Open martinvonz opened 2 years ago
I have been thinking about this a bit. One problem is how to handle working-copy commits.
We could create a new working-copy commit in each submodule when you check out a commit in the superproject. However, there are at least two problems with that. One is that it would make all submodules seem dirty because they point to a new commit, unless we somehow skip an empty working-copy commit when we report to the superproject what the submodule's commit is. Another problem is that we would have to scan the whole tree for submodules. That's particularly bad if you have a monorepo with millions of directories to walk; we don't want to do that every time you check out a commit.
Note that this problem is similar to what the Git project wants to do when you check out a branch. I think their plan is to check out the same branch in each submodule. The problem is smaller there because they presumably only need to do that for submodules that are within the sparse checkout, so that limits the number of directories to walk.
Another option is to somehow lazily create the new working-copy commits in the submodules only if you modify any files. Maybe we would also want to do it if you run jj log
inside of them? If we do, then we'd probably still want to ignore those commits when we report the commit to the superproject so it doesn't seem like the submodule has been updated just because you ran jj log
inside it.
I'm happy to hear if anyone has any thoughts (@chooglen?).
We could create a new working-copy commit in each submodule when you check out a commit in the superproject.
If we're thinking of the superproject and submodules as separate repos that can be interacted with mostly independent of each other (aka the Git model), this seems like the simplest, most intuitive behavior.
But in Git, that extra flexibility in the submodule ends up introducing a lot of unexpected behavior because it lets you meddle with the submodule without knowledge of the superproject and unintentionally break things, e.g. how would you prevent git -C submodule gc
from GC-ing commits that the superproject needs? I'd be in favor of drastically limiting what you can do in a submodule in exchange for safety and simplicity.

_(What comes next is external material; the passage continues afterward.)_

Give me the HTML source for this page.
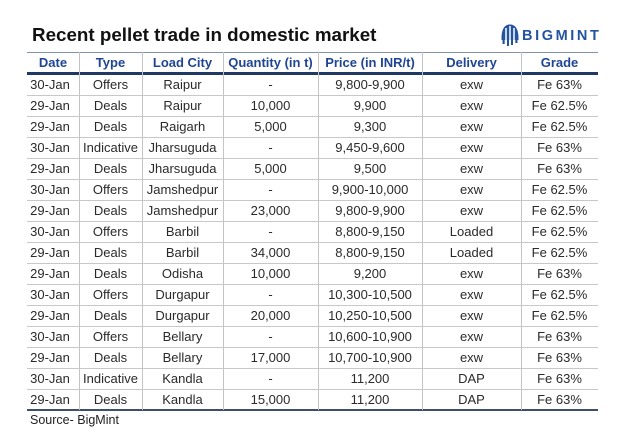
<!DOCTYPE html>
<html><head><meta charset="utf-8">
<style>
html,body{margin:0;padding:0;background:#fff;}
body{width:631px;height:432px;position:relative;overflow:hidden;font-family:"Liberation Sans",Arial,sans-serif;}
.title{position:absolute;left:32px;top:22px;font-size:18.8px;font-weight:bold;color:#111;white-space:nowrap;line-height:26px;}
.logo{position:absolute;left:522px;top:28px;font-size:14.5px;font-weight:bold;color:#2454a0;letter-spacing:2.6px;line-height:16px;white-space:nowrap;}
.hl{position:absolute;left:27px;width:571px;}
.vl{position:absolute;top:52px;height:358px;width:1px;background:#c4c4c4;}
.row{position:absolute;left:27px;width:571px;height:21px;}
.c{position:absolute;top:0;height:21px;line-height:21px;text-align:center;font-size:13px;color:#2a2a2a;white-space:nowrap;}
.h .c{font-weight:bold;color:#1f4594;height:21px;line-height:21px;}
.src{position:absolute;left:30px;top:413px;font-size:12.5px;color:#222;line-height:14px;}
</style></head><body>
<div class="title">Recent pellet trade in domestic market</div>
<svg style="position:absolute;left:500px;top:23px" width="20" height="24" viewBox="0 0 20 24">
  <path d="M1.5 15 C1.5 5 5.5 1.5 10 1.5 C14.5 1.5 18.5 5 18.5 15 L18.5 17 L1.5 17 Z" fill="#2454a0"/>
  <path d="M6 5 L6 17" stroke="#fff" stroke-width="1.5"/>
  <path d="M10 3 L10 17" stroke="#fff" stroke-width="1.5"/>
  <path d="M14 5 L14 17" stroke="#fff" stroke-width="1.5"/>
  <rect x="2.5" y="17" width="2.2" height="4" fill="#2454a0"/>
  <rect x="7" y="17" width="2" height="6" fill="#2454a0"/>
  <rect x="11" y="17" width="2" height="5" fill="#2454a0"/>
  <rect x="15.3" y="17" width="2.2" height="3" fill="#2454a0"/>
</svg>
<div class="logo">BIGMINT</div>

<div class="hl" style="top:52px;height:1px;background:#7f93ad;"></div>
<div class="hl" style="top:72px;height:2.5px;background:#1f3864;"></div>
<div class="hl" style="top:409px;height:1.5px;background:#3d5068;"></div>

<div class="vl" style="left:79px"></div>
<div class="vl" style="left:142px"></div>
<div class="vl" style="left:223px"></div>
<div class="vl" style="left:318px"></div>
<div class="vl" style="left:422px"></div>
<div class="vl" style="left:521px"></div>

<div class="row h" style="top:52px">
<div class="c" style="left:0;width:52px">Date</div>
<div class="c" style="left:52px;width:63px">Type</div>
<div class="c" style="left:115px;width:81px">Load City</div>
<div class="c" style="left:196px;width:95px">Quantity (in t)</div>
<div class="c" style="left:291px;width:104px">Price (in INR/t)</div>
<div class="c" style="left:395px;width:99px">Delivery</div>
<div class="c" style="left:494px;width:77px">Grade</div>
</div>

<div class="row" style="top:74px"><div class="c" style="left:0;width:46px">30-Jan</div><div class="c" style="left:52px;width:63px">Offers</div><div class="c" style="left:115px;width:81px">Raipur</div><div class="c" style="left:196px;width:95px">-</div><div class="c" style="left:291px;width:104px">9,800-9,900</div><div class="c" style="left:395px;width:99px">exw</div><div class="c" style="left:494px;width:77px">Fe 63%</div></div>
<div class="hl" style="top:95px;height:1px;background:#c8c8c8"></div>
<div class="row" style="top:95px"><div class="c" style="left:0;width:46px">29-Jan</div><div class="c" style="left:52px;width:63px">Deals</div><div class="c" style="left:115px;width:81px">Raipur</div><div class="c" style="left:196px;width:95px">10,000</div><div class="c" style="left:291px;width:104px">9,900</div><div class="c" style="left:395px;width:99px">exw</div><div class="c" style="left:494px;width:77px">Fe 62.5%</div></div>
<div class="hl" style="top:116px;height:1px;background:#c8c8c8"></div>
<div class="row" style="top:116px"><div class="c" style="left:0;width:46px">29-Jan</div><div class="c" style="left:52px;width:63px">Deals</div><div class="c" style="left:115px;width:81px">Raigarh</div><div class="c" style="left:196px;width:95px">5,000</div><div class="c" style="left:291px;width:104px">9,300</div><div class="c" style="left:395px;width:99px">exw</div><div class="c" style="left:494px;width:77px">Fe 62.5%</div></div>
<div class="hl" style="top:137px;height:1px;background:#c8c8c8"></div>
<div class="row" style="top:137px"><div class="c" style="left:0;width:46px">30-Jan</div><div class="c" style="left:52px;width:63px">Indicative</div><div class="c" style="left:115px;width:81px">Jharsuguda</div><div class="c" style="left:196px;width:95px">-</div><div class="c" style="left:291px;width:104px">9,450-9,600</div><div class="c" style="left:395px;width:99px">exw</div><div class="c" style="left:494px;width:77px">Fe 63%</div></div>
<div class="hl" style="top:158px;height:1px;background:#c8c8c8"></div>
<div class="row" style="top:158px"><div class="c" style="left:0;width:46px">29-Jan</div><div class="c" style="left:52px;width:63px">Deals</div><div class="c" style="left:115px;width:81px">Jharsuguda</div><div class="c" style="left:196px;width:95px">5,000</div><div class="c" style="left:291px;width:104px">9,500</div><div class="c" style="left:395px;width:99px">exw</div><div class="c" style="left:494px;width:77px">Fe 63%</div></div>
<div class="hl" style="top:179px;height:1px;background:#c8c8c8"></div>
<div class="row" style="top:179px"><div class="c" style="left:0;width:46px">30-Jan</div><div class="c" style="left:52px;width:63px">Offers</div><div class="c" style="left:115px;width:81px">Jamshedpur</div><div class="c" style="left:196px;width:95px">-</div><div class="c" style="left:291px;width:104px">9,900-10,000</div><div class="c" style="left:395px;width:99px">exw</div><div class="c" style="left:494px;width:77px">Fe 62.5%</div></div>
<div class="hl" style="top:200px;height:1px;background:#c8c8c8"></div>
<div class="row" style="top:200px"><div class="c" style="left:0;width:46px">29-Jan</div><div class="c" style="left:52px;width:63px">Deals</div><div class="c" style="left:115px;width:81px">Jamshedpur</div><div class="c" style="left:196px;width:95px">23,000</div><div class="c" style="left:291px;width:104px">9,800-9,900</div><div class="c" style="left:395px;width:99px">exw</div><div class="c" style="left:494px;width:77px">Fe 62.5%</div></div>
<div class="hl" style="top:221px;height:1px;background:#c8c8c8"></div>
<div class="row" style="top:221px"><div class="c" style="left:0;width:46px">30-Jan</div><div class="c" style="left:52px;width:63px">Offers</div><div class="c" style="left:115px;width:81px">Barbil</div><div class="c" style="left:196px;width:95px">-</div><div class="c" style="left:291px;width:104px">8,800-9,150</div><div class="c" style="left:395px;width:99px">Loaded</div><div class="c" style="left:494px;width:77px">Fe 62.5%</div></div>
<div class="hl" style="top:242px;height:1px;background:#c8c8c8"></div>
<div class="row" style="top:242px"><div class="c" style="left:0;width:46px">29-Jan</div><div class="c" style="left:52px;width:63px">Deals</div><div class="c" style="left:115px;width:81px">Barbil</div><div class="c" style="left:196px;width:95px">34,000</div><div class="c" style="left:291px;width:104px">8,800-9,150</div><div class="c" style="left:395px;width:99px">Loaded</div><div class="c" style="left:494px;width:77px">Fe 62.5%</div></div>
<div class="hl" style="top:263px;height:1px;background:#c8c8c8"></div>
<div class="row" style="top:263px"><div class="c" style="left:0;width:46px">29-Jan</div><div class="c" style="left:52px;width:63px">Deals</div><div class="c" style="left:115px;width:81px">Odisha</div><div class="c" style="left:196px;width:95px">10,000</div><div class="c" style="left:291px;width:104px">9,200</div><div class="c" style="left:395px;width:99px">exw</div><div class="c" style="left:494px;width:77px">Fe 63%</div></div>
<div class="hl" style="top:284px;height:1px;background:#c8c8c8"></div>
<div class="row" style="top:284px"><div class="c" style="left:0;width:46px">30-Jan</div><div class="c" style="left:52px;width:63px">Offers</div><div class="c" style="left:115px;width:81px">Durgapur</div><div class="c" style="left:196px;width:95px">-</div><div class="c" style="left:291px;width:104px">10,300-10,500</div><div class="c" style="left:395px;width:99px">exw</div><div class="c" style="left:494px;width:77px">Fe 62.5%</div></div>
<div class="hl" style="top:305px;height:1px;background:#c8c8c8"></div>
<div class="row" style="top:305px"><div class="c" style="left:0;width:46px">29-Jan</div><div class="c" style="left:52px;width:63px">Deals</div><div class="c" style="left:115px;width:81px">Durgapur</div><div class="c" style="left:196px;width:95px">20,000</div><div class="c" style="left:291px;width:104px">10,250-10,500</div><div class="c" style="left:395px;width:99px">exw</div><div class="c" style="left:494px;width:77px">Fe 62.5%</div></div>
<div class="hl" style="top:326px;height:1px;background:#c8c8c8"></div>
<div class="row" style="top:326px"><div class="c" style="left:0;width:46px">30-Jan</div><div class="c" style="left:52px;width:63px">Offers</div><div class="c" style="left:115px;width:81px">Bellary</div><div class="c" style="left:196px;width:95px">-</div><div class="c" style="left:291px;width:104px">10,600-10,900</div><div class="c" style="left:395px;width:99px">exw</div><div class="c" style="left:494px;width:77px">Fe 63%</div></div>
<div class="hl" style="top:347px;height:1px;background:#c8c8c8"></div>
<div class="row" style="top:347px"><div class="c" style="left:0;width:46px">29-Jan</div><div class="c" style="left:52px;width:63px">Deals</div><div class="c" style="left:115px;width:81px">Bellary</div><div class="c" style="left:196px;width:95px">17,000</div><div class="c" style="left:291px;width:104px">10,700-10,900</div><div class="c" style="left:395px;width:99px">exw</div><div class="c" style="left:494px;width:77px">Fe 63%</div></div>
<div class="hl" style="top:368px;height:1px;background:#c8c8c8"></div>
<div class="row" style="top:368px"><div class="c" style="left:0;width:46px">30-Jan</div><div class="c" style="left:52px;width:63px">Indicative</div><div class="c" style="left:115px;width:81px">Kandla</div><div class="c" style="left:196px;width:95px">-</div><div class="c" style="left:291px;width:104px">11,200</div><div class="c" style="left:395px;width:99px">DAP</div><div class="c" style="left:494px;width:77px">Fe 63%</div></div>
<div class="hl" style="top:389px;height:1px;background:#c8c8c8"></div>
<div class="row" style="top:389px"><div class="c" style="left:0;width:46px">29-Jan</div><div class="c" style="left:52px;width:63px">Deals</div><div class="c" style="left:115px;width:81px">Kandla</div><div class="c" style="left:196px;width:95px">15,000</div><div class="c" style="left:291px;width:104px">11,200</div><div class="c" style="left:395px;width:99px">DAP</div><div class="c" style="left:494px;width:77px">Fe 63%</div></div>

<div class="src">Source- BigMint</div>
</body></html>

One is that it would make all submodules seem dirty because they point to a new commit, unless we somehow skip an empty working-copy commit when we report to the superproject what the submodule's commit is.
If the superproject has a working-copy commit checked out, this doesn't seem like a problem to me since the new submodule commits won't leave the working-copy commit until a jj amend
(or similar) in the superproject. I'm somewhat immune to churn in a working-copy commit because it's all meant to be temporary anyway.
I'm more worried about jj edit
in the superproject + working copy commits in the submodule, since that makes it pretty easy to modify submodules in commits that aren't temporary.
Another option is to somehow lazily create the new working-copy commits in the submodules only if you modify any files.
I think I like this solution best. I'm thinking the submodule repos wouldn't have any attached working copies (they would be "bare" in Git-speak). Their working-copy files would be tracked in the parent project's working-copy state ("index" in Git-speak). That means that jj log
in a submodule would not show where the working-copy is. It might be best to not even allow it. I think it's a little confusing if jj log
shows different history if you're inside a submodule anyway.
How does that sound?
FWIW, I run git log
in a submodule to sanity check where I'm at and whether recent changes are present after a submodule update. In that mode, I'm interested in the repo/commit history rather than the history of individual files.
I'd be fine with jj log
not showing the submodule history in the working copy (honestly, I think it is confusing for the history to change based on the cwd in git anyway!) but it would be great if there was a way to explicitly review the history for a submodule when needed, eg: jj log --submodule foo
or whatever would fit in consistently with the jj
UX.
This topic has turned out to be quite big, so I intend to break this up into smaller bits that we can discuss separately. There are a lot of things we'll have to figure out, but assuming we can't make big changes to the way Git implements submodules, I think these are the big questions:
If these make sense, I'll open those issues (discussions?) separately. Any other big questions I've missed?
If these make sense, I'll open those issues (discussions?) separately.
Sounds good. (I'd make them issues, but discussions would also work.)
What is the on-disk submodules format?
Do you mean for the working copy or the commit storage? Or both? I'm asking now only so you can decide if you want to create one or two separate issues for it (I'm fine with either).
Sounds good. (I'd make them issues, but discussions would also work.)
I think that is what "Projects" is for: you can make a project which groups all relevant issues, and see whether they are done, in progress or not started.
Do you mean for the working copy or the commit storage? Or both?
I think both, but since the two are linked (e.g. Git expects the .git file to point to the gitdir storing the commits), I'll open one discussion for that.
I think that is what "Projects" is for: you can make a project which groups all relevant issues, and see whether they are done, in progress or not started.
That sounds good. Though AFAICT GitHub Projects don't live on a repo (you create a project on your own user account and then link it to one or many repos), and administering both the project and the repo sounds like a pain... I'll fiddle around with it a bit, and if it makes sense, I'll ask @martinvonz to create the project so that at least the repo and project have the same owner.
Description
Submodules are used frequently enough that I think we'll just have to support them.